For keen Stephen Brown readers, this is the book where the master of marketing slogans achieves what must surely be his apotheosis as he finally and inevitably unleashes his idiosyncratic imagination on naming sex products and promotions ("buy-one-nipple-clamp-get-one-free" and an "auto-erotic extravaganza in no-partner November"). To be sure, this is the book which takes a turn towards the ribald. Beyond references to Rudolph-the-Red-Nosed-Rabbit we also find a rape scene, paedophilia and castration. No doubt about it, this is a textbook with edge.

There is also a great depth to the research for this novel. Hitler's (dubious) Irish connections are mined to create a Nazi conspiracy that threads together Otto Skorzeny with Eamon De Valera and WB Yeats. The attention to detail and commitment to authenticity are nothing short of extraordinary and Stephen Brown actually pens a trio of fake yet carefully-crafted Yeatsian three stanza ballads which, it transpires, are actually a code connected to the streets of Edinburgh. Now that is impressive and that same level of ingenuity (for how else can it be described?) flows through the imaginatively wonderful conspiracy plot throughout these pages. And just like he did in the Marketing Code, Brown succeeds in matching Dan Brown's own propensity for page-turners.

Agents & Dealers smuggles nuggets of marketing theory throughout the pages. Brown's well-versed argument that marketing is not a science but a wonderland of enchantment in which marketers are alchemists and even crazed fanatics is, once again, laid to bare. But as a master code craftsman, the references to marketing are so embedded in the attention consuming narrative that they can be easy to miss. For example, Brown reveals whilst recently writing for the Irish Marketing Review that the discussion between two characters as they decide where they shoplift, is actually a meditation on the problematic process of market classification. This may well result in a sense of less of a takeaway for marketing theory than is found in the Marketing Code but this is surely forgivable given the quality of conspiracy that is conjured.

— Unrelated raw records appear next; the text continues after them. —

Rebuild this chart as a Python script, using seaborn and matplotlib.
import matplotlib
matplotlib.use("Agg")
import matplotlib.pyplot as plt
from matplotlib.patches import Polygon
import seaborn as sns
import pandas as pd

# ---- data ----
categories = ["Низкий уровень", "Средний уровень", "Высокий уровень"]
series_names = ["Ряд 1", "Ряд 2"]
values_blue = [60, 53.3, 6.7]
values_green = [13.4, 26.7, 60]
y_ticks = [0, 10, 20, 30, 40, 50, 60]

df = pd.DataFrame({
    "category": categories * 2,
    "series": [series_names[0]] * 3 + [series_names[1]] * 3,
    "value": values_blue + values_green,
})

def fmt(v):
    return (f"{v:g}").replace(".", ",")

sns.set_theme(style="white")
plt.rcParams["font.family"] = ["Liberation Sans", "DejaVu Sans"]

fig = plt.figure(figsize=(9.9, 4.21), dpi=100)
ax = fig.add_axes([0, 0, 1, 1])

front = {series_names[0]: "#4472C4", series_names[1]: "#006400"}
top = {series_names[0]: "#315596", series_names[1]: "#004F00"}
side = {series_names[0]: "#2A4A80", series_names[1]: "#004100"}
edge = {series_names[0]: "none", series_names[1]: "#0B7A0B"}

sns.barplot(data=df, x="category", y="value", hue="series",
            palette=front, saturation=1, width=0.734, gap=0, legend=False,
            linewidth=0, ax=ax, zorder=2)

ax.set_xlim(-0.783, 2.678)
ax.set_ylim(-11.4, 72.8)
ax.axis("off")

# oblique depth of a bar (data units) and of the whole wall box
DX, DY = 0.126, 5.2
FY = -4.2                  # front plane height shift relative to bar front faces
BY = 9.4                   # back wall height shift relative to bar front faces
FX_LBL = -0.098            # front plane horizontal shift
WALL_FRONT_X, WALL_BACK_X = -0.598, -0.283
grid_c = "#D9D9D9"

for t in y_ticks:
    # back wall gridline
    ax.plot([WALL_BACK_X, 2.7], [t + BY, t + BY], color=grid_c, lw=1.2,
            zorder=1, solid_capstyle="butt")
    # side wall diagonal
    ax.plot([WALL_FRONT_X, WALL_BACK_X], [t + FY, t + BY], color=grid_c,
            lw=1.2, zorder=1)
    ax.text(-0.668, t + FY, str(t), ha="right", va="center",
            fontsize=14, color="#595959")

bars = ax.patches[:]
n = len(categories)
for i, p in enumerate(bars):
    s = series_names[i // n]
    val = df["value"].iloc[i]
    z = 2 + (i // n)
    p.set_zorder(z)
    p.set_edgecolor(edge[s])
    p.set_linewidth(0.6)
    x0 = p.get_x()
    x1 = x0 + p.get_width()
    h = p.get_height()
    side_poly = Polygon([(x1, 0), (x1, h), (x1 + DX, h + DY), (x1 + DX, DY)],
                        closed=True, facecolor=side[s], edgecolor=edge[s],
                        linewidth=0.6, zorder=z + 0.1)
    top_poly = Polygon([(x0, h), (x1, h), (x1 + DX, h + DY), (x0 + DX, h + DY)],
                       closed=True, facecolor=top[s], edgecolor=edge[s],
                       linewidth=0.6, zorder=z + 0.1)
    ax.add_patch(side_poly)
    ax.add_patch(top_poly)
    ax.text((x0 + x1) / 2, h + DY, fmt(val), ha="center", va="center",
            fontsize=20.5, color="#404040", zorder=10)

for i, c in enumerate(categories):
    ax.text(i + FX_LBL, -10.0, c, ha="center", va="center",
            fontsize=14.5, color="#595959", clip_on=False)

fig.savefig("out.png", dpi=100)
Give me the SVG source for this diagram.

At a time when critical perspectives seeks to deliver the imaginative and creative away from conventional marketing, Brown is intent on seducing us all back by reminding us that conventional marketing is anything but conventional but is a rich and fertile field for the creative to farm. Agents & Dealers, as part two of Stephen Brown trilogy, would take our imaginative and creative curiosity for understanding marketing to untold places. It is a journey worth taking.